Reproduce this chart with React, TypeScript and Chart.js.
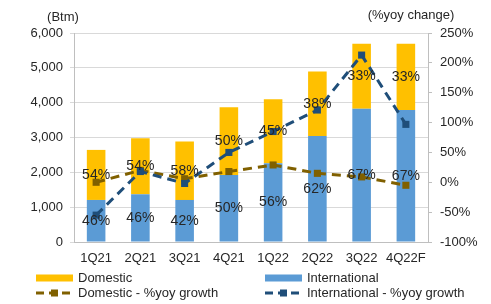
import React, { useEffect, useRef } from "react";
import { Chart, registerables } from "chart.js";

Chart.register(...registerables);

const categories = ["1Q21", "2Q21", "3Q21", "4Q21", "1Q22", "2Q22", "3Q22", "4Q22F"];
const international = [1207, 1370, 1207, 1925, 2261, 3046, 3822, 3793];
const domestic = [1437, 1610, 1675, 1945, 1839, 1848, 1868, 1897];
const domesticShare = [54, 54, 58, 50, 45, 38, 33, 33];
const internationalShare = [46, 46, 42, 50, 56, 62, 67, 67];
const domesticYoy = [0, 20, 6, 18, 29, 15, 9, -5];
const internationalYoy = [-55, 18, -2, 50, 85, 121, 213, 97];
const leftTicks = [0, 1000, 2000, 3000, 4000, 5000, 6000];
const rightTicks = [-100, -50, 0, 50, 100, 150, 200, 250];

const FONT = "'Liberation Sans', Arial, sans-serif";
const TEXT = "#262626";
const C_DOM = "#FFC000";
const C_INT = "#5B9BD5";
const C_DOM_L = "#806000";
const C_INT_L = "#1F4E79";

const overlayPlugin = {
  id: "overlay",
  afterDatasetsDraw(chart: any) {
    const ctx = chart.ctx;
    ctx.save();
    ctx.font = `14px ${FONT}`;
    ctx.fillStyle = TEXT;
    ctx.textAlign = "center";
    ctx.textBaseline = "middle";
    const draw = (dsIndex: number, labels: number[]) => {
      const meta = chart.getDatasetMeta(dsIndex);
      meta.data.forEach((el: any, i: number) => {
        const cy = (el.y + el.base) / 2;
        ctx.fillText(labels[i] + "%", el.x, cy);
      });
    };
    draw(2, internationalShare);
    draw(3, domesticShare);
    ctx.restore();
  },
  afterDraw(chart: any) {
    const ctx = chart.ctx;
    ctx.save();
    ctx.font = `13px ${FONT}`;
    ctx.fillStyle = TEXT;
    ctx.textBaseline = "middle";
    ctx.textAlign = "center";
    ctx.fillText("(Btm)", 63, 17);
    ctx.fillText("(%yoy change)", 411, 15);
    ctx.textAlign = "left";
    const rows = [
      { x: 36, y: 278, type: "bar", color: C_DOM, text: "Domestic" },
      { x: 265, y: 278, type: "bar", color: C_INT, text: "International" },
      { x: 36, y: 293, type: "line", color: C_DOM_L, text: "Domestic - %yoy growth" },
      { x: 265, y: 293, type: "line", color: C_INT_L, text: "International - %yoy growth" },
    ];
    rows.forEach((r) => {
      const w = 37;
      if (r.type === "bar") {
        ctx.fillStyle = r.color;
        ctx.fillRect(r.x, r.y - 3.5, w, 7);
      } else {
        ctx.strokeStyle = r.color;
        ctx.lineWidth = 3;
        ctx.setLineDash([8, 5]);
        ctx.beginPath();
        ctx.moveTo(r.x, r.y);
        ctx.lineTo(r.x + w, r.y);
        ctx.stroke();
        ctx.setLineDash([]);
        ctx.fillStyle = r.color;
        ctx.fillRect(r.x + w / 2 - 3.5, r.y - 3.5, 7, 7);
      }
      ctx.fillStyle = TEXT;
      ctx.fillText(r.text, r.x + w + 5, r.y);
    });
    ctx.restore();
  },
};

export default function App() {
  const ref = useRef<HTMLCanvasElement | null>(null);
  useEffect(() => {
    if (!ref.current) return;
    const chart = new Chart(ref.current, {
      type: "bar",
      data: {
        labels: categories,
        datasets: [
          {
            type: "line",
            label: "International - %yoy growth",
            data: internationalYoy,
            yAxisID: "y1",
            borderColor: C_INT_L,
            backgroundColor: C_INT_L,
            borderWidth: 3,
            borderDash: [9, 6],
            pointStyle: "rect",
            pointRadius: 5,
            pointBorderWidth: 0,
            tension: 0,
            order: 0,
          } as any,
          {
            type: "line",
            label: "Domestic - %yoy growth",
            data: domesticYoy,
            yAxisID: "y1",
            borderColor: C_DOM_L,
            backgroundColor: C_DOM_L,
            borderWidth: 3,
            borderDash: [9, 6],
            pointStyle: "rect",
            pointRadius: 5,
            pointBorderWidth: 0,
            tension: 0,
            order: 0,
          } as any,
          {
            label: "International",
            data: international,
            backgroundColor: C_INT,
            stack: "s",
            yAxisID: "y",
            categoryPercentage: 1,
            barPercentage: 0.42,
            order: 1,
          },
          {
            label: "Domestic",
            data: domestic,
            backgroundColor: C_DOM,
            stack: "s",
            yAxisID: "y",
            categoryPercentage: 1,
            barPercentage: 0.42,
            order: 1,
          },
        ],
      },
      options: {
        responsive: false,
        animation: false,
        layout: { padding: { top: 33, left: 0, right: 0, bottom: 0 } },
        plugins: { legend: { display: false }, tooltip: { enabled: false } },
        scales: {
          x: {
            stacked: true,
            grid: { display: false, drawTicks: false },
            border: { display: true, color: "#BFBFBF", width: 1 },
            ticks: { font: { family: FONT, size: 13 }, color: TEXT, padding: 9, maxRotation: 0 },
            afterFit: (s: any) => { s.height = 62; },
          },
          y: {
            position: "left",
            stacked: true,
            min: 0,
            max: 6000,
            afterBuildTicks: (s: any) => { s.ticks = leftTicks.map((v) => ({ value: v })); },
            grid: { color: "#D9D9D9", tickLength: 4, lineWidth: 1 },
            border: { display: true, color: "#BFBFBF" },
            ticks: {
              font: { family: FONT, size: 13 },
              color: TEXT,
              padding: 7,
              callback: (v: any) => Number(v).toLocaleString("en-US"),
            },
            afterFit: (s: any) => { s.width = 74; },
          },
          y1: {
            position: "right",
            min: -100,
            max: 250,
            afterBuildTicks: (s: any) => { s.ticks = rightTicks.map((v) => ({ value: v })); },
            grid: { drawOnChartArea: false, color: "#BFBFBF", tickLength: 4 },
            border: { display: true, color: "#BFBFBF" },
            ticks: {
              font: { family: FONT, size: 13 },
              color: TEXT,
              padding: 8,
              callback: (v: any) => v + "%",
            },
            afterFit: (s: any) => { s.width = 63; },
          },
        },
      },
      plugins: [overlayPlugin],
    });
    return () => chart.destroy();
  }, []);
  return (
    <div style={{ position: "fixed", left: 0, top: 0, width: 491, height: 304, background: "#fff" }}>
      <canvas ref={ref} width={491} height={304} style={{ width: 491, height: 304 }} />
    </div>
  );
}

= = = =

_Task statement:_ Give again, exactly, the lines from the start of the data through the one holding "Chart.register(...registerables);"; omit the pictures.

_Written solution:_
Reproduce this chart with React, TypeScript and Chart.js.
import React, { useEffect, useRef } from "react";
import { Chart, registerables } from "chart.js";

Chart.register(...registerables);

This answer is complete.